Rodolfo Cardenal
El paraíso en la tierra es una quimera tan antigua como la humanidad. Cada cierto tiempo, aparecen iluminados dispuestos a emprender su construcción, a pesar de los fiascos anteriores. El Salvador de Bukele se ha sumado a esa tradición, donde también figuran el fascismo, el nazismo, el comunismo y las dictaduras de todos los colores. El fracaso incuestionable de sus predecesores no es un buen presagio. No hay razones para pensar que la aventura de Bukele tendrá, contra todo pronóstico, un final feliz. La quimera paradisíaca es seductora, a pesar de sus repetidos reveses. Se suele presentar como un objetivo accesible. Incluso contiene elementos que la hacen verosímil. Pero en sus interioridades anida el gusano de la putrefacción.
La Unión Soviética es un caso pertinente. Se propuso crear un paraíso comunista, pero, en la práctica, se redujo a imponer un nivel de vida con privaciones insoportables y una uniformidad sofocante. La cúpula del aparato partidario, en cambio, se regalaba con las bondades del capitalismo. El autoritarismo desembocó en la dictadura estalinista, una de las más brutales del siglo pasado. En 1989, el paraíso comunista colapsó. El capitalismo neoliberal prometió otro edén de libertad y prosperidad, de las cuales solo gozaron unos pocos. La mayoría todavía aguarda que el rebalse del vaso que las contiene.

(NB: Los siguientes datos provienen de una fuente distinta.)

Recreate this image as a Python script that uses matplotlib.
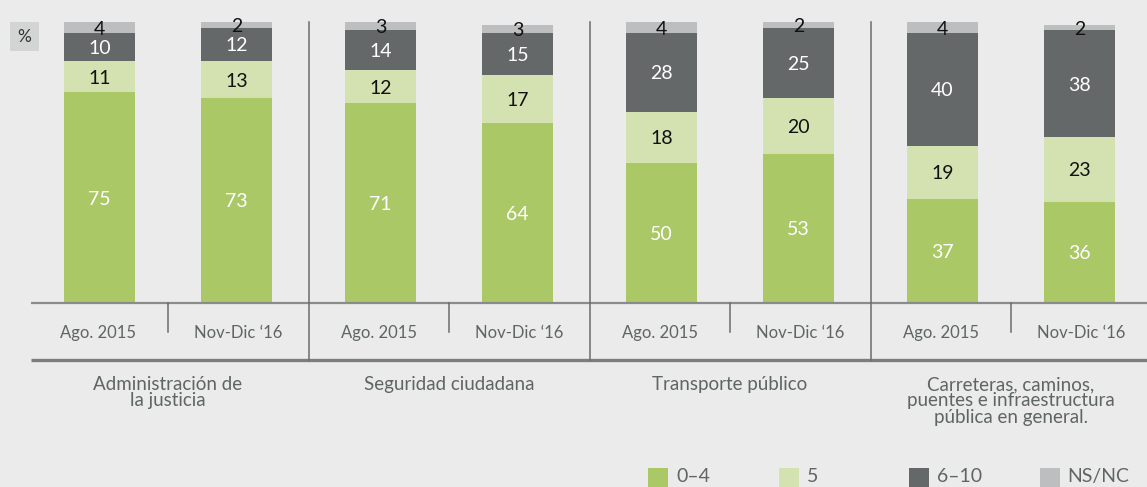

La característica más destacada del paraíso de Bukele es la seguridad. Un espacio inundado de luz, de colores y de armonía. Un entusiasta de última hora lo ensalza como “el país de las maravillas festivas”. Los visitantes acuden en masa a admirar fascinados sus creaciones. Más bien pocas, pero vistosas. La concurrencia disfruta de esas amenidades, inconsciente de que esconden el enriquecimiento desorbitado, la estafa financiera disimulada, el abismo que separa a los privilegiados de los desafortunados y el sistema carcelario donde la violación de la dignidad y los derechos humanos constituye el orden del día.
Los habituales de estos espacios maravillosos viven para consumir y para exhibir su consumo, en un ambiente festivo y despreocupado. Aquellos que no pueden participar de esos placeres son negligentes. Ellos mismos se excluyen por falta de iniciativa y trabajo. Asimismo, decenas de miles están encarcelados por su propia culpa. Ellos, en cambio, han sido recompensados por sus méritos. Se creen los mejores, los únicos buenos y los que no tienen nada que aprender de los demás.
Otra característica fundamental que identifica a los paraísos terrenales es su afán por reescribir la historia. Desmontan el pasado y conservan solo aquello que sirve para justificar su propia existencia y para dejar clara su pertinencia y necesidad. Sin embargo, la continuidad de sus construcciones depende de la solidez de la mentira que la sustenta. Bukele invierte ingentes cantidades de dólares en la industria de la desinformación, la propagación del catastrofismo y la difusión del miedo. En consecuencia, la viralización en las redes digitales de datos y sentires alternativos o críticos atenta directamente contra la integridad paradisíaca. Por eso, persigue a sus autores como criminales peligrosos. No le interesa considerar la verdad que pueda haber en esos discursos, sino castigar con mano dura a quienes se rebelan contra la cultura de “la sociedad feliz”.
El paraíso de Bukele, igual que todos los demás, cultiva la cultura de la mentira. La China actual, su socia comercial y una de sus donantes más generosas, ilumina cómo opera esa cultura. El partido comunista mantiene un estricto régimen de vigilancia y control sobre sus ciudadanos para evitar desviaciones de la ideología oficial. El pensamiento, la creación estética, la academia y la opinión deben ajustarse a los lineamientos del partido único y su gran jefe. China es una potencia mundial, que compite con Estados Unidos y Europa, pero es también una sociedad donde la libertad está vigilada y restringida. La prolongación de la revolución maoísta, cuyo “salto adelante” generó una hambruna general y cuya “revolución cultural” ya quiso uniformar la sociedad, depende del acatamiento incondicional de las directrices del partido.
Aparentemente, El Salvador de Bukele es más sosegado y festivo. En realidad, tiene dos caras. Los espacios donde reina la música, el color y la fiesta son la cara simpática y atractiva, que habla de milagro o de paraíso. Los espacios donde reina el terror como el sistema carcelario, los vecindarios populares y las dependencias estatales son la cara oculta, pero real. El acecho y el espionaje son constantes. La censura, la coacción y la humillación son habituales. Las dos realidades son inseparables. Por tanto, el “festivo mundo maravilloso” que celebran los fanáticos es mentira y engaño.
En el mediano y largo plazo, esa dualidad es insostenible, tal como lo demuestran los experimentos anteriores. El germen de la putrefacción ya hace implacablemente su trabajo.